● **INSTRUCTION**
Give the data below again exactly as written, without its pictures.

[Begin PROVIDED MATERIAL]

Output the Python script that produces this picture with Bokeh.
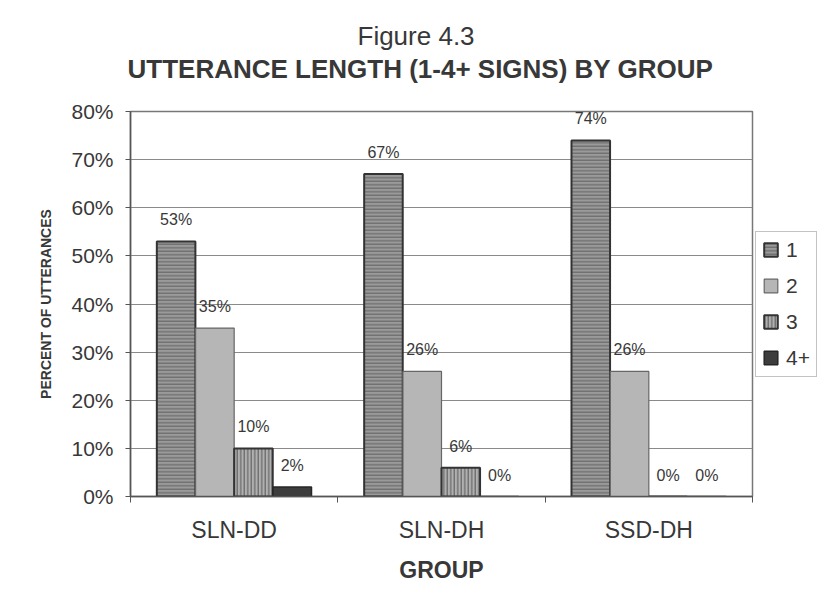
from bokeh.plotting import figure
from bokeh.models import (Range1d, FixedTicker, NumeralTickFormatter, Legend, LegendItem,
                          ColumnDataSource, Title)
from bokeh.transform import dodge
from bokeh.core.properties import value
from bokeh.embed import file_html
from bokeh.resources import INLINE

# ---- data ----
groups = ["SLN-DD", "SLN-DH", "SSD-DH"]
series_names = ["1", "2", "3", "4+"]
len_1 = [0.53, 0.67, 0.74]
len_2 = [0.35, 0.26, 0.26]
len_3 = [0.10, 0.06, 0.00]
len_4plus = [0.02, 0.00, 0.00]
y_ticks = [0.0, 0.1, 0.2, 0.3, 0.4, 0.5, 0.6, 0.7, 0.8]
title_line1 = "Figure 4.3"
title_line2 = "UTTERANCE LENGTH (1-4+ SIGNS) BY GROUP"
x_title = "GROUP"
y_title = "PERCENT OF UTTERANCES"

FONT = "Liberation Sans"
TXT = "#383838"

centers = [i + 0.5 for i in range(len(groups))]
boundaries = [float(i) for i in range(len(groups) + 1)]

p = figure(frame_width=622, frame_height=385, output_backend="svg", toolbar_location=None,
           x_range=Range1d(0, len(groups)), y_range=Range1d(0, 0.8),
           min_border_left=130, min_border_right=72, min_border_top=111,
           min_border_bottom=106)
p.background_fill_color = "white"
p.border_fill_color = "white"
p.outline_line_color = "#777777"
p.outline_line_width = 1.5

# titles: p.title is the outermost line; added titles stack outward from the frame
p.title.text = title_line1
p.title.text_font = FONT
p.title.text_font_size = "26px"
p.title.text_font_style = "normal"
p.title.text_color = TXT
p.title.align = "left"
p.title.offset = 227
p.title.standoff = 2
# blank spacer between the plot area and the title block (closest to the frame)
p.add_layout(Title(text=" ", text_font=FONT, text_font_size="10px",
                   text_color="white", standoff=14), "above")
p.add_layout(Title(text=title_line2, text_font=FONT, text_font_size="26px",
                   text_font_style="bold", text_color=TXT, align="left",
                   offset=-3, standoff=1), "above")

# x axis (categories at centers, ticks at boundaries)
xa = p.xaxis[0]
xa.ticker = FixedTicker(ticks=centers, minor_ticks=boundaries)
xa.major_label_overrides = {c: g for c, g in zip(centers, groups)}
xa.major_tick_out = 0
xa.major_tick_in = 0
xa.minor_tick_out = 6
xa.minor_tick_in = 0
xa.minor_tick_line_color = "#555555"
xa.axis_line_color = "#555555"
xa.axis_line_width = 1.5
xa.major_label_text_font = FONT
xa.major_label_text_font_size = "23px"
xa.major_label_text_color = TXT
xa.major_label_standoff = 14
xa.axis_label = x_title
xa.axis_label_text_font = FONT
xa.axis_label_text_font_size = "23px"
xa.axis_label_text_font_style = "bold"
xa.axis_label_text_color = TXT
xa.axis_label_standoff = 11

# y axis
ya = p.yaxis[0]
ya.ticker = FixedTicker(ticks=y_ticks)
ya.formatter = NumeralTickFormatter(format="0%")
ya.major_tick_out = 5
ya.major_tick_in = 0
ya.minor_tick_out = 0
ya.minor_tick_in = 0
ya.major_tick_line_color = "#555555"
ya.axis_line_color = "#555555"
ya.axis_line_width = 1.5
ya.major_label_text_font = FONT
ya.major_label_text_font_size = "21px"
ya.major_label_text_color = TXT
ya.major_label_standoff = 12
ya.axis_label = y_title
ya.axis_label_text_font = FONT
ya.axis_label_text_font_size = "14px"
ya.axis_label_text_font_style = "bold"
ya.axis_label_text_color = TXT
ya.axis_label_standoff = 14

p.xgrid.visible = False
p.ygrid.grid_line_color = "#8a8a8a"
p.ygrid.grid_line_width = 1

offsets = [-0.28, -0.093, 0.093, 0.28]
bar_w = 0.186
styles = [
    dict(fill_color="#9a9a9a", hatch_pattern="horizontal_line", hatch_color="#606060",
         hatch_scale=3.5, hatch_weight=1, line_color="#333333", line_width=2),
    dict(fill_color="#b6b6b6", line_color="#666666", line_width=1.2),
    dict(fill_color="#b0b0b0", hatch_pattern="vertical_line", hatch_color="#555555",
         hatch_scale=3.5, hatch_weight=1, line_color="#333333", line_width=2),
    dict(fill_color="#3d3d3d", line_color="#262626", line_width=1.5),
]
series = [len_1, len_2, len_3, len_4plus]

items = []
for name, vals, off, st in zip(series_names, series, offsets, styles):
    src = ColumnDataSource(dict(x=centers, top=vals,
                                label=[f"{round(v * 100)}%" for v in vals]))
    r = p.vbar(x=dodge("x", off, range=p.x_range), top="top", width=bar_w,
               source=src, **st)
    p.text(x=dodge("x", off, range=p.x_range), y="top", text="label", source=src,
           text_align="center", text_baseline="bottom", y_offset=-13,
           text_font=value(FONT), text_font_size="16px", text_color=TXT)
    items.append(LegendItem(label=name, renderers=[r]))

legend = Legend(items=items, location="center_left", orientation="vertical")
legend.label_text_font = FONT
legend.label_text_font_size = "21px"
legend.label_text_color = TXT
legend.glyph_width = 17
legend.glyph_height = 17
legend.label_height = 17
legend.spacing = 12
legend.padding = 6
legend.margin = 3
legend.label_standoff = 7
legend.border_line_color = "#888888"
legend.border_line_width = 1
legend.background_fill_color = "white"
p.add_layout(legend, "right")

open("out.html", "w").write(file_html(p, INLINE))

[End PROVIDED MATERIAL]

● **WRITTEN SOLUTION**
Output the Python script that produces this picture with Bokeh.
from bokeh.plotting import figure
from bokeh.models import (Range1d, FixedTicker, NumeralTickFormatter, Legend, LegendItem,
                          ColumnDataSource, Title)
from bokeh.transform import dodge
from bokeh.core.properties import value
from bokeh.embed import file_html
from bokeh.resources import INLINE

# ---- data ----
groups = ["SLN-DD", "SLN-DH", "SSD-DH"]
series_names = ["1", "2", "3", "4+"]
len_1 = [0.53, 0.67, 0.74]
len_2 = [0.35, 0.26, 0.26]
len_3 = [0.10, 0.06, 0.00]
len_4plus = [0.02, 0.00, 0.00]
y_ticks = [0.0, 0.1, 0.2, 0.3, 0.4, 0.5, 0.6, 0.7, 0.8]
title_line1 = "Figure 4.3"
title_line2 = "UTTERANCE LENGTH (1-4+ SIGNS) BY GROUP"
x_title = "GROUP"
y_title = "PERCENT OF UTTERANCES"

FONT = "Liberation Sans"
TXT = "#383838"

centers = [i + 0.5 for i in range(len(groups))]
boundaries = [float(i) for i in range(len(groups) + 1)]

p = figure(frame_width=622, frame_height=385, output_backend="svg", toolbar_location=None,
           x_range=Range1d(0, len(groups)), y_range=Range1d(0, 0.8),
           min_border_left=130, min_border_right=72, min_border_top=111,
           min_border_bottom=106)
p.background_fill_color = "white"
p.border_fill_color = "white"
p.outline_line_color = "#777777"
p.outline_line_width = 1.5

# titles: p.title is the outermost line; added titles stack outward from the frame
p.title.text = title_line1
p.title.text_font = FONT
p.title.text_font_size = "26px"
p.title.text_font_style = "normal"
p.title.text_color = TXT
p.title.align = "left"
p.title.offset = 227
p.title.standoff = 2
# blank spacer between the plot area and the title block (closest to the frame)
p.add_layout(Title(text=" ", text_font=FONT, text_font_size="10px",
                   text_color="white", standoff=14), "above")
p.add_layout(Title(text=title_line2, text_font=FONT, text_font_size="26px",
                   text_font_style="bold", text_color=TXT, align="left",
                   offset=-3, standoff=1), "above")

# x axis (categories at centers, ticks at boundaries)
xa = p.xaxis[0]
xa.ticker = FixedTicker(ticks=centers, minor_ticks=boundaries)
xa.major_label_overrides = {c: g for c, g in zip(centers, groups)}
xa.major_tick_out = 0
xa.major_tick_in = 0
xa.minor_tick_out = 6
xa.minor_tick_in = 0
xa.minor_tick_line_color = "#555555"
xa.axis_line_color = "#555555"
xa.axis_line_width = 1.5
xa.major_label_text_font = FONT
xa.major_label_text_font_size = "23px"
xa.major_label_text_color = TXT
xa.major_label_standoff = 14
xa.axis_label = x_title
xa.axis_label_text_font = FONT
xa.axis_label_text_font_size = "23px"
xa.axis_label_text_font_style = "bold"
xa.axis_label_text_color = TXT
xa.axis_label_standoff = 11

# y axis
ya = p.yaxis[0]
ya.ticker = FixedTicker(ticks=y_ticks)
ya.formatter = NumeralTickFormatter(format="0%")
ya.major_tick_out = 5
ya.major_tick_in = 0
ya.minor_tick_out = 0
ya.minor_tick_in = 0
ya.major_tick_line_color = "#555555"
ya.axis_line_color = "#555555"
ya.axis_line_width = 1.5
ya.major_label_text_font = FONT
ya.major_label_text_font_size = "21px"
ya.major_label_text_color = TXT
ya.major_label_standoff = 12
ya.axis_label = y_title
ya.axis_label_text_font = FONT
ya.axis_label_text_font_size = "14px"
ya.axis_label_text_font_style = "bold"
ya.axis_label_text_color = TXT
ya.axis_label_standoff = 14

p.xgrid.visible = False
p.ygrid.grid_line_color = "#8a8a8a"
p.ygrid.grid_line_width = 1

offsets = [-0.28, -0.093, 0.093, 0.28]
bar_w = 0.186
styles = [
    dict(fill_color="#9a9a9a", hatch_pattern="horizontal_line", hatch_color="#606060",
         hatch_scale=3.5, hatch_weight=1, line_color="#333333", line_width=2),
    dict(fill_color="#b6b6b6", line_color="#666666", line_width=1.2),
    dict(fill_color="#b0b0b0", hatch_pattern="vertical_line", hatch_color="#555555",
         hatch_scale=3.5, hatch_weight=1, line_color="#333333", line_width=2),
    dict(fill_color="#3d3d3d", line_color="#262626", line_width=1.5),
]
series = [len_1, len_2, len_3, len_4plus]

items = []
for name, vals, off, st in zip(series_names, series, offsets, styles):
    src = ColumnDataSource(dict(x=centers, top=vals,
                                label=[f"{round(v * 100)}%" for v in vals]))
    r = p.vbar(x=dodge("x", off, range=p.x_range), top="top", width=bar_w,
               source=src, **st)
    p.text(x=dodge("x", off, range=p.x_range), y="top", text="label", source=src,
           text_align="center", text_baseline="bottom", y_offset=-13,
           text_font=value(FONT), text_font_size="16px", text_color=TXT)
    items.append(LegendItem(label=name, renderers=[r]))

legend = Legend(items=items, location="center_left", orientation="vertical")
legend.label_text_font = FONT
legend.label_text_font_size = "21px"
legend.label_text_color = TXT
legend.glyph_width = 17
legend.glyph_height = 17
legend.label_height = 17
legend.spacing = 12
legend.padding = 6
legend.margin = 3
legend.label_standoff = 7
legend.border_line_color = "#888888"
legend.border_line_width = 1
legend.background_fill_color = "white"
p.add_layout(legend, "right")

open("out.html", "w").write(file_html(p, INLINE))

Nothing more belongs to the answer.